Latest leaked Skype interview: ‘If Orbán were voted out, there would be a massive sigh of relief in Brussels’

If a member state does what Brussels wants, no investigation will be launched against that country even if it is home to much corruption and actively steals EU funds. However, if a member state goes against Brussels' will, it can expect continual attacks. This is the essence of what Dalibor Rohac, a research fellow at a US think tank, said in a video interview obtained by Magyar Nemzet from an unknown e-mail address as part of a massive collection of documents exposing Brussels' double standards.

Brussels and the international media apply double standards to Hungary not only in political but also in economic matters. This according to Dalibor Rohac, a fellow at the American Enterprise Institute, who has been following the processes of Central and Eastern Europe and the EU.

At one point during the leaked video, the interviewer, who has not been identified, asks the researcher what kind of attitude a leader other than Viktor Orbán — but someone who pursued the same policies — could expect from the European media and political elite.

“The media elites and the European institutions tend to give the presumption of innocence to people they consider to be their own, for example, in situations where Orbán is denied the same presumption," Rohac began, citing former Slovak Prime Minister Robert Fico as an example.

The government led by Fico, who was a nominal Social Democrat, faced allegations of serious corrupt, but Fico was still considered their man because he sat in the S&D group in the European Parliament, Rohac explained, noting that “Fico did not have to face such negative reaction from Brussels as Viktor Orbán did.”

“I think if Orbán were voted out and the Hungarian Socialists came back, there would be a massive breath of relief in Brussels,” the research fellow said, recalling that “the Socialists got defeated in 2010, precisely on the back of corruption scandals. The Hungarian problem didn't start with Orbán. The country was polarized for a long time.”

Dalibor Rohac then turned to detailing the nature of Brussels’ double standards. “In many ways, [Bulgaria and Romania] are in worse shape than Hungary and Poland. But I think especially from the perspective of European institutions, they are sort of manageable, right?” he said. He then added that “[EU institutions] just send enough structural funds their way. And even if some of it would get stolen or misused, these countries will basically do what you want them to do.”

Did you catch that? Rohac implies that as long as EU member states play along, everything will be fine with their funding. The EU financial resources, he suggests, buy their loyalty. That’s deeply troubling.

In the researcher’s view, the EU’s double standards are perfectly illustrated by the example of how the relationships member states have with Russia are treated differently.

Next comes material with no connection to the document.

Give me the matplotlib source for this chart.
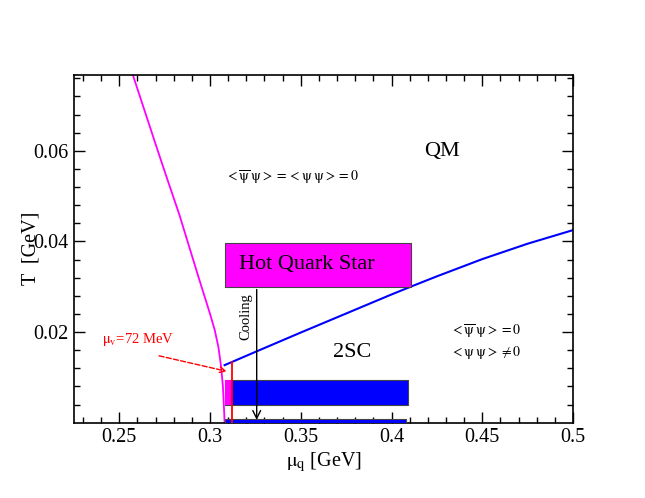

According to Rohac, while “currently Bulgaria is the closest to Russia, and it is known that several other countries, including Czechia and Austria, are cooperating with Russia,” international media only criticizes Hungary.

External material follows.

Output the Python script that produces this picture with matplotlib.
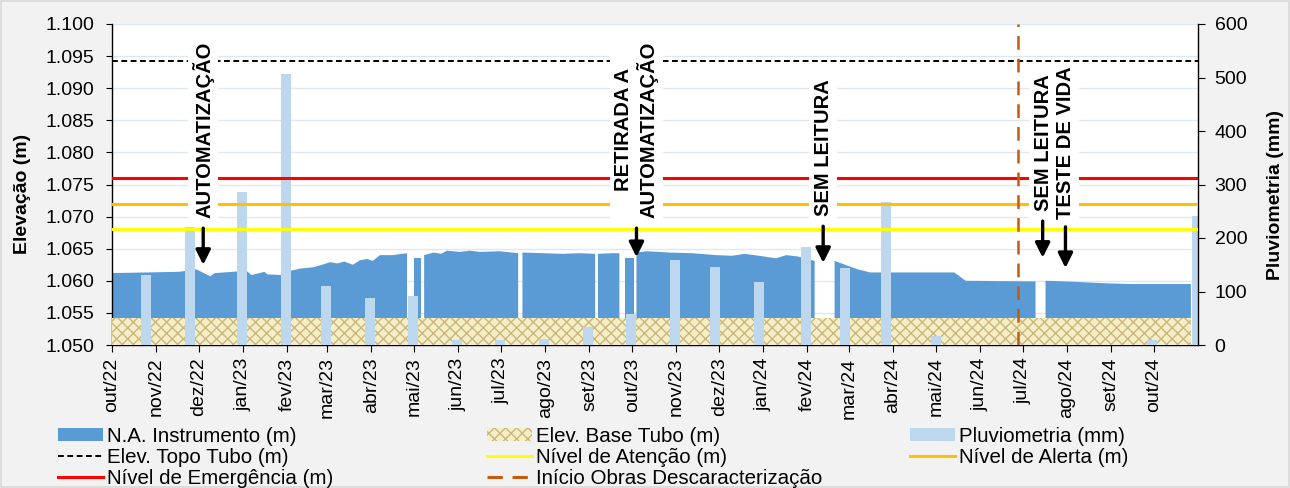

Dalibor Rohac’s opinion is very similar to what former OSF director Andrej Nosko had to say in a leaked Skype interview. According to Nosko, for international watchdog organizations like Freedom House, “if it's not your friends in government, then whatever they do, it's just not good enough.”

In a previous chapter of the footage obtained by Magyar Nemzet, Nosko also revealed how foreign journalists paint a distorted picture of Hungary in international media. Then just last week, a Hungarian journalist who worked for leading, leftist outlets exposed international NGOs’ far-reaching influence over foreign journalists. Meanwhile, several days ago, a former liberal MEP made headlines in Spain for speaking out against the double standards used in the cases of Hungary and Poland.